In coming weeks, Alaskans have a unique opportunity to take a positive step for Alaska's future by settling the divisive stalemate over subsistence.
In doing so, we can achieve three goals I believe most Alaskans agree on: 1) protect subsistence, which is so vital to the economy and culture of rural Alaska; 2) regain state management of our fish and game; and 3) bring Alaskans together.
That's why I am convening a Subsistence Leadership Summit in mid-August in Anchorage. I'm asking about three dozen Alaskan leaders from civic and public policy groups and subsistence stakeholders to focus on a single task - a long-term solution to this subsistence dilemma.
What gives us a renewed opportunity to resolve subsistence now is a court case named after the respected Athabascan elder Katie John, which she filed in 1990 to protect her subsistence rights on a tributary of the Copper River. The legal dispute is whether the federal government has jurisdiction over certain rivers and streams used for commerce and transportation in Alaska to protect federal subsistence rights.
The state of Alaska has lost the case six times in lower and appeals courts, and now we must decide whether to appeal it to the U.S. Supreme Court.
The Supreme Court recently granted our request for a 60-day extension on our appeal so that Alaskans can discuss the case and its connection to a long-term subsistence solution.
For 12 years, Alaskans have been at odds over how to protect the unique subsistence way of life lived by generations of rural and Native Alaskans.
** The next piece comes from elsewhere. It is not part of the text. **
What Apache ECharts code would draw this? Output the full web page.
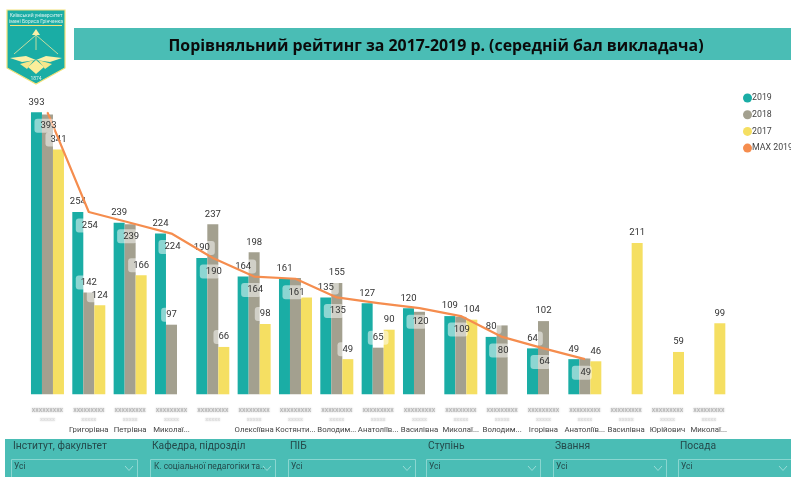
<!DOCTYPE html>
<html><head><meta charset="utf-8">
<style>html,body{margin:0;padding:0;background:#fff}#c{width:791px;height:477px}</style>
<script src="https://cdn.jsdelivr.net/npm/echarts@6/dist/echarts.min.js"></script>
</head><body><div id="c"></div>
<script>
const titleText = 'Порівняльний рейтинг за 2017-2019 р. (середній бал викладача)';
const givenNames = ['','Григорівна','Петрівна','Миколаї...','','Олексіївна','Костянти...','Володим...','Анатоліїв...','Василівна','Миколаї...','Володим...','Ігорівна','Анатоліїв...','Василівна','Юрійович','Миколаї...'];
const v2019 = [393,254,239,224,190,164,161,135,127,120,109,80,64,49,null,null,null];
const v2018 = [390,142,237,97,237,198,162,155,65,115,108,96,102,50,null,null,null];
const v2017 = [341,124,166,null,66,98,135,49,90,null,104,null,null,46,211,59,99];
const vMax  = [393,254,239,224,190,164,161,135,127,120,109,80,64,49,null,null,null];
const unlabelled2018 = [0,2,6,9,10,11,13];
const unlabelled2017 = [6];
const unlabelledMax = [8];
const slicerNames = ['Інститут, факультет','Кафедра, підрозділ','ПІБ','Ступінь','Звання','Посада'];
const slicerValues = ['Усі','К. соціальної педагогіки та...','Усі','Усі','Усі','Усі'];
const slicerX = [11,150,288,426,553,678];
const slicerW = [126,125,127,114,113,113];

const TEAL='#1AADA5',GREY='#A3A08F',YEL='#F5DF62',ORG='#F58D4E',BAND='#4ABDB5';
const FONT='Roboto,"Noto Sans",sans-serif';
const barLabel={show:true,position:'top',distance:3,fontSize:9.5,fontFamily:FONT,color:'#333',backgroundColor:'rgba(255,255,255,0.5)',borderRadius:3,padding:[2,5]};
function items(arr,hidden){return arr.map((v,i)=>hidden.includes(i)?{value:v,label:{show:false}}:v);}

const g=[];
g.push({type:'rect',z:0,shape:{x:74,y:28,width:717,height:32},style:{fill:BAND}});
g.push({type:'rect',z:0,shape:{x:5,y:439,width:786,height:38},style:{fill:BAND}});
slicerNames.forEach((n,i)=>{
  const x=slicerX[i],w=slicerW[i];
  g.push({type:'text',z:2,x:x+2,y:441,style:{text:n,fontSize:10.3,fontFamily:FONT,fill:'#24494a'}});
  g.push({type:'rect',z:1,shape:{x:x+.5,y:459.5,width:w,height:20},style:{fill:'none',stroke:'#8AD6D0',lineWidth:1}});
  g.push({type:'text',z:2,x:x+(i==1?4:3),y:463,style:{text:slicerValues[i],fontSize:8.4,fontFamily:FONT,fill:'#24494a'}});
  const cx=x+w-8;
  g.push({type:'polyline',z:2,shape:{points:[[cx-4,466],[cx,470.5],[cx+4,466]]},style:{fill:'none',stroke:'#9adcd7',lineWidth:1}});
});
// logo
g.push({type:'polygon',z:1,shape:{points:[[7,10],[65,10],[65,68],[36,84],[7,68]]},style:{fill:TEAL,stroke:'#F2E27A',lineWidth:1.2}});
g.push({type:'text',z:2,x:36,y:13,style:{text:'Київський університет',fontSize:5,fontFamily:FONT,fill:'#d8f2ee',align:'center'}});
g.push({type:'text',z:2,x:36,y:19,style:{text:'імені Бориса Грінченка',fontSize:5,fontFamily:FONT,fill:'#d8f2ee',align:'center'}});
g.push({type:'line',z:2,shape:{x1:10,y1:25.5,x2:62,y2:25.5},style:{stroke:'#F2E27A',lineWidth:1}});
g.push({type:'polygon',z:2,shape:{points:[[36,29],[40,35],[32,35]]},style:{fill:'#FBF0A8'}});
g.push({type:'polyline',z:2,shape:{points:[[14,54],[36,35],[58,54]]},style:{fill:'none',stroke:'#EFE9A0',lineWidth:.8}});
g.push({type:'line',z:2,shape:{x1:36,y1:35,x2:36,y2:50},style:{stroke:'#EFE9A0',lineWidth:.8}});
g.push({type:'polygon',z:2,shape:{points:[[10,58],[26,56],[36,60],[22,62]]},style:{fill:'#FBF0A8'}});
g.push({type:'polygon',z:2,shape:{points:[[62,58],[46,56],[36,60],[50,62]]},style:{fill:'#FBF0A8'}});
g.push({type:'polygon',z:2,shape:{points:[[36,60],[44,67],[36,74],[28,67]]},style:{fill:'#FBEE9A'}});
g.push({type:'polygon',z:2,shape:{points:[[34,60],[20,64],[27,69]]},style:{fill:'#F5E68A'}});
g.push({type:'polygon',z:2,shape:{points:[[38,60],[52,64],[45,69]]},style:{fill:'#F5E68A'}});
g.push({type:'text',z:2,x:36,y:76,style:{text:'1874',fontSize:5,fontFamily:FONT,fill:'#d8f2ee',align:'center'}});

const chart=echarts.init(document.getElementById('c'),null,{renderer:'canvas'});
chart.setOption({
  animation:false,
  backgroundColor:'#fff',
  title:{text:titleText,left:431,top:33,textAlign:'center',textStyle:{fontSize:15.9,fontWeight:'bold',fontFamily:'"Open Sans",sans-serif',color:'#0b0b0b'}},
  grid:{left:26.8,width:702.7,top:100.1,bottom:82.7,containLabel:false},
  legend:{orient:'vertical',left:738,top:88.5,itemWidth:9,itemHeight:9,itemGap:7.7,icon:'circle',textStyle:{fontSize:8.8,fontFamily:FONT,color:'#444',padding:[0,0,0,-5]},
    data:['2019','2018','2017','MAX 2019']},
  xAxis:{type:'category',data:givenNames,axisLine:{show:false},axisTick:{show:false},
    axisLabel:{interval:0,margin:11,width:41,overflow:'none',
      formatter:(v)=>'{a|ххххххххх}\n{b|ххххх}\n{c|'+(v||' ')+'}',
      rich:{a:{fontSize:7,lineHeight:10,color:'#b4b4b4',fontFamily:FONT,textShadowColor:'#999',textShadowBlur:2},
            b:{fontSize:6,lineHeight:9,color:'#dcdcdc',fontFamily:FONT,textShadowColor:'#bbb',textShadowBlur:2},
            c:{fontSize:7.8,lineHeight:12,color:'#444',fontFamily:FONT}}}},
  yAxis:{type:'value',min:0,max:410,show:false},
  series:[
    {name:'2019',type:'bar',barWidth:11,barGap:0,data:v2019,itemStyle:{color:TEAL},label:barLabel},
    {name:'2018',type:'bar',barWidth:11,barGap:0,data:items(v2018,unlabelled2018),itemStyle:{color:GREY},label:barLabel},
    {name:'2017',type:'bar',barWidth:11,barGap:0,data:items(v2017,unlabelled2017),itemStyle:{color:YEL},label:barLabel},
    {name:'MAX 2019',type:'line',data:items(vMax,unlabelledMax),symbol:'circle',symbolSize:1,showSymbol:true,showAllSymbol:true,z:5,connectNulls:false,
      lineStyle:{color:ORG,width:2.2,join:'round'},itemStyle:{color:ORG},
      label:{show:true,position:'bottom',distance:6,fontSize:9.5,fontFamily:FONT,color:'#333',backgroundColor:'rgba(255,255,255,0.5)',borderRadius:3,padding:[2,0,2,8],width:12,overflow:'none',offset:[-3,0]}}
  ],
  graphic:g
});
</script></body></html>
The Legislature, which has exclusive powers to resolve it under our constitution, continually has failed to do so despite five special legislative sessions called by three different governors.
A year ago, eight urban state senators refused to give Alaskans the opportunity to vote on amending our constitution to give rural Alaskans priority access to fish and game. Their actions surrendered management of our fish and game to the federal government and widened the divide between urban and rural Alaskans.
Such an amendment is widely supported by Alaskans, by our congressional delegation, by two-thirds of the state House, a majority of state senators and by business and civic leaders.
Katie John would never have had to file a lawsuit to protect her subsistence rights if the Legislature had allowed Alaskans a vote on a subsistence amendment. But now her case has taken on great symbolic importance.
Some consider it key to Alaska exerting its sovereignty. Others see it as the last stand in an increasingly bitter offensive against rural and Native Alaskans.
In mid July, I traveled by small plane, truck and four-wheeler to meet with Katie John, an 86-year-old mother of 14 who has almost 150 grandchildren, great-grandchildren and great-great grandchildren.
As we sat near a stream where her father and mother subsistence fished to feed their family, she relayed to me a simple yet compelling message. She only wants to protect her right to subsistence so she can raise her family the best way she knows how, in the way taught by her parents and earlier generations.
The subsistence way of life is important for all Alaskans, but it is crucial for our rural residents. I believe that unless the Legislature takes action to protect the rural subsistence priority with a state constitutional amendment, the Katie John lawsuit is a direct attack on Alaska Natives and other rural Alaskans.
The extension in the Katie John case will provide Alaskans time to focus more attention and a broader understanding of the implications of subsistence.
There is a way to protect the subsistence rights of Katie John, and other rural and Native Alaskans. There is a way to return management of Alaska's fish and game to Alaskans. There is a way to bridge the divide among Alaskans.
The solution to Alaska's subsistence dilemma is for the Alaska Legislature to give all Alaskans the opportunity to vote on an amendment to our constitution to protect rural subsistence.
My request to participants in next month's summit is to help all Alaskans devise the best course of action to accomplish these three goals we share.
Let us finally assume the responsibility and demonstrate the courage necessary to take this issue out of the federal courts, out of the federal agencies, and bring it home to Alaskans.